6. According to their website, "Furscience is the public face of the International Anthropomorphic Research Project (IARP), a multidisciplinary team of scientists studying the furry fandom. Asking psychological, anthropological, and sociological questions, our team examines furry culture to help both furries and non-furries better understand the furry community" (

7. Strike (2017) elaborates as follows: "And there's a lot more reasons why furs identify with animals on a deeper level: a growing awareness of how a ravaged environment threatens everyone […] and a way to distance ourselves from the humans who seem intent on destroying the planet; a sense of kinship with the natural world springing from alternative spiritual beliefs; and scientific research revealing animals are far more intelligent—and genetically linked to us far more closely—than we had previously imagined" (12).

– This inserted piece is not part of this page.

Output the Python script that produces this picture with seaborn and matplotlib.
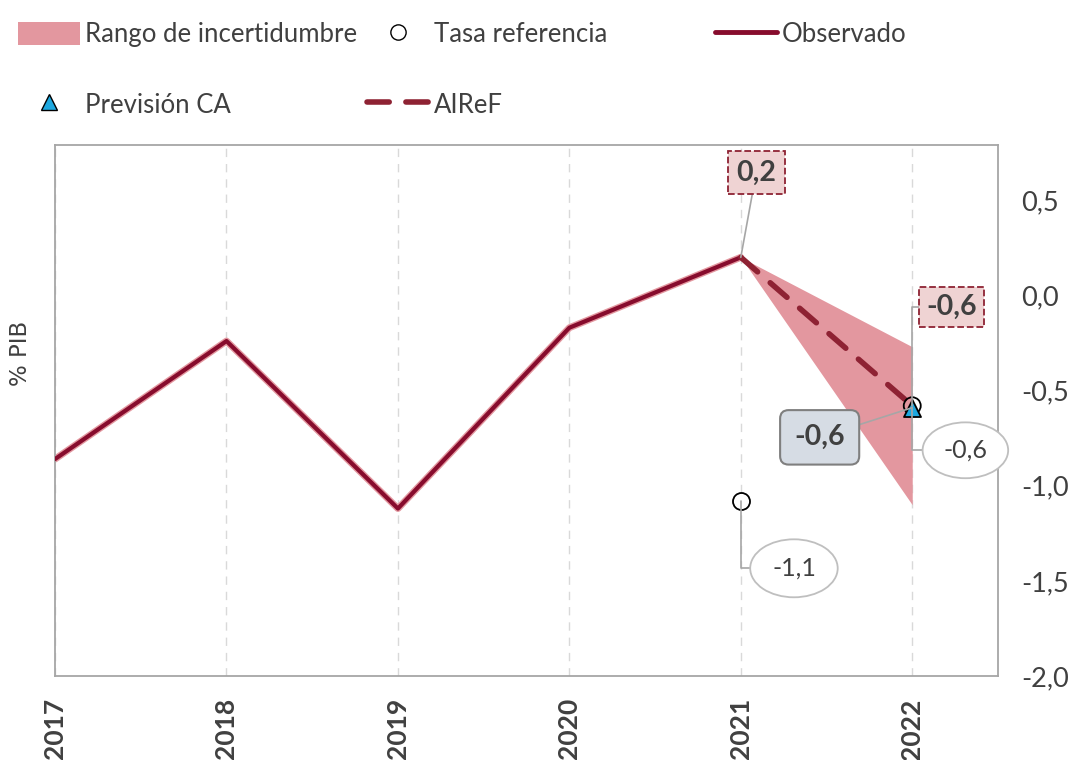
import numpy as np
import pandas as pd
import matplotlib.pyplot as plt
import seaborn as sns
from matplotlib.patches import Patch
from matplotlib.lines import Line2D

# datos
anios = [2017, 2018, 2019, 2020, 2021, 2022]
obs_anios = [2017, 2018, 2019, 2020, 2021]
observado = [-0.86, -0.24, -1.12, -0.17, 0.2]
airef_anios = [2021, 2022]
airef = [0.2, -0.58]
banda_sup = [0.2, -0.27]
banda_inf = [0.2, -1.1]
tasa_ref_anio = [2021]
tasa_ref = [-1.08]
prev_ca_anio = [2022]
prev_ca = [-0.59]
yticks = [0.5, 0.0, -0.5, -1.0, -1.5, -2.0]

sns.set_style("white")
plt.rcParams['font.family'] = ['Lato', 'DejaVu Sans']

granate = '#870C2D'
rojo_disc = '#8E2233'
rosa = '#E3979F'
gris_txt = '#404040'
disc = (0, (4, 3))

fig = plt.figure(figsize=(10.71, 7.6), dpi=100)
ax = fig.add_axes([0.0514, 0.1105, 0.8804, 0.6987])

ax.fill_between(airef_anios, banda_inf, banda_sup, color=rosa, lw=0, zorder=1)
df_obs = pd.DataFrame({'anio': obs_anios, 'valor': observado})
ax.plot(obs_anios, observado, color=rosa, lw=5, zorder=2)
sns.lineplot(data=df_obs, x='anio', y='valor', ax=ax, color=granate, lw=3, zorder=3)
df_air = pd.DataFrame({'anio': airef_anios, 'valor': airef})
sns.lineplot(data=df_air, x='anio', y='valor', ax=ax, color=rojo_disc, lw=4, zorder=3)
ax.lines[-1].set_linestyle(disc)
ax.lines[-1].set_dash_capstyle('round')
ax.scatter(tasa_ref_anio, tasa_ref, s=150, facecolor='white', edgecolor='black', lw=1.3, zorder=5)
ax.scatter(prev_ca_anio, prev_ca, s=150, marker='^', facecolor='#1EA8E0', edgecolor='black', lw=1.3, zorder=6)
ax.scatter(prev_ca_anio, [airef[-1]], s=150, facecolor='none', edgecolor='black', lw=1.3, zorder=5)

ax.set_xlim(2017, 2022.5)
ax.set_ylim(-2.0, 0.79)
ax.set_xticks(anios)
ax.set_xticklabels([str(a) for a in anios], rotation=90, fontsize=19, fontweight='bold', color=gris_txt)
ax.set_yticks(yticks)
ax.set_yticklabels([f'{v:.1f}'.replace('.', ',') for v in yticks], fontsize=19.5, color=gris_txt)
ax.yaxis.tick_right()
ax.tick_params(axis='both', length=0)
ax.tick_params(axis='y', pad=17)
ax.tick_params(axis='x', pad=16)
ax.set_xlabel('')
ax.set_ylabel('')
for a in anios:
    ax.axvline(a, color='#d9d9d9', lw=1, ls=(0, (6, 5)), zorder=0)
for s in ax.spines.values():
    s.set_color('#a6a6a6')
    s.set_linewidth(1.3)
fig.text(0.019, 0.535, '% PIB', rotation=90, fontsize=16.5, color=gris_txt,
         family='DejaVu Sans', va='center', ha='center')

# etiquetas
lc = '#a6a6a6'
ax.annotate('0,2', xy=(2021, 0.2), xytext=(2021.09, 0.646), ha='center', va='center',
            fontsize=20.5, fontweight='bold', color=gris_txt,
            bbox=dict(boxstyle='square,pad=0.3', fc='#EFD3D3', ec=rojo_disc, ls='--', lw=1.3),
            arrowprops=dict(arrowstyle='-', color=lc, lw=1.2, shrinkA=0, shrinkB=0), zorder=7)
ax.annotate('-0,6', xy=(2022, airef[-1]), xytext=(2022.23, -0.063), ha='center', va='center',
            fontsize=20.5, fontweight='bold', color=gris_txt,
            bbox=dict(boxstyle='square,pad=0.25', fc='#EFD3D3', ec=rojo_disc, ls='--', lw=1.3),
            arrowprops=dict(arrowstyle='-', color=lc, lw=1.2, shrinkA=0, shrinkB=0,
                            connectionstyle='angle,angleA=180,angleB=90,rad=0'), zorder=7)
ax.annotate('-0,6', xy=(2022, prev_ca[0]), xytext=(2021.46, -0.746), ha='center', va='center',
            fontsize=20.5, fontweight='bold', color=gris_txt,
            bbox=dict(boxstyle='round,pad=0.5,rounding_size=0.3', fc='#D6DCE4', ec='#7f7f7f', lw=1.5),
            arrowprops=dict(arrowstyle='-', color=lc, lw=1.2, shrinkA=0, shrinkB=0), zorder=7)
ax.annotate('-0,6', xy=(2022, prev_ca[0]), xytext=(2022.31, -0.814), ha='center', va='center',
            fontsize=18, color=gris_txt,
            bbox=dict(boxstyle='ellipse,pad=0.33', fc='white', ec='#bfbfbf', lw=1.3),
            arrowprops=dict(arrowstyle='-', color=lc, lw=1.2, shrinkA=0, shrinkB=0,
                            connectionstyle='angle,angleA=180,angleB=90,rad=0'), zorder=7)
ax.annotate('-1,1', xy=(2021, tasa_ref[0]), xytext=(2021.31, -1.434), ha='center', va='center',
            fontsize=18, color=gris_txt,
            bbox=dict(boxstyle='ellipse,pad=0.36', fc='white', ec='#bfbfbf', lw=1.3),
            arrowprops=dict(arrowstyle='-', color=lc, lw=1.2, shrinkA=0, shrinkB=0,
                            connectionstyle='angle,angleA=180,angleB=90,rad=0'), zorder=7)

# leyenda en tres columnas
h_rango = Patch(facecolor=rosa, edgecolor='none')
h_prev = Line2D([], [], marker='^', ls='none', ms=11, mfc='#1EA8E0', mec='black')
h_tasa = Line2D([], [], marker='o', ls='none', ms=11, mfc='white', mec='black')
h_airef = Line2D([], [], color=rojo_disc, lw=4, ls=disc, dash_capstyle='round')
h_obs = Line2D([], [], color=granate, lw=3.5)
cols = [([h_rango, h_prev], ['Rango de incertidumbre', 'Previsión CA'], 0.0),
        ([h_tasa, h_airef], ['Tasa referencia', 'AIReF'], 0.326),
        ([h_obs], ['Observado'], 0.651)]
for hs, ls_, x0 in cols:
    leg = fig.legend(hs, ls_, loc='upper left', bbox_to_anchor=(x0, 0.995), frameon=False,
                     fontsize=18.5, handlelength=2.4, handleheight=1.0, handletextpad=0.2,
                     labelspacing=1.76, borderaxespad=0.3)
    for t in leg.get_texts():
        t.set_color(gris_txt)

fig.savefig('out.png', dpi=100)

8. Explains biologist Mark Bekoff (2007), primary emotions are inborn and require no conscious thought. In contrast, "Secondary emotions are not automatic: they are processed in the brain, and the individual thinks about them and considers what to do about them" (8).

9. For arguments supporting the self-awareness of nonhumans see Patterson and Gordon (1993), DeGrazia (2005), Bekoff (2007), Irvine (2007), and Morris, Doe, and Godsell (2008).

10. Intriguingly, this research further suggests that "exposure to current cultural phenomena (e.g. social media, a culture of egotism) or broader generational/cultural changes in humans" might also affect dogs, implying that as human fandom changes so too might canine fandom (Chopik and Weaver 2019, 24).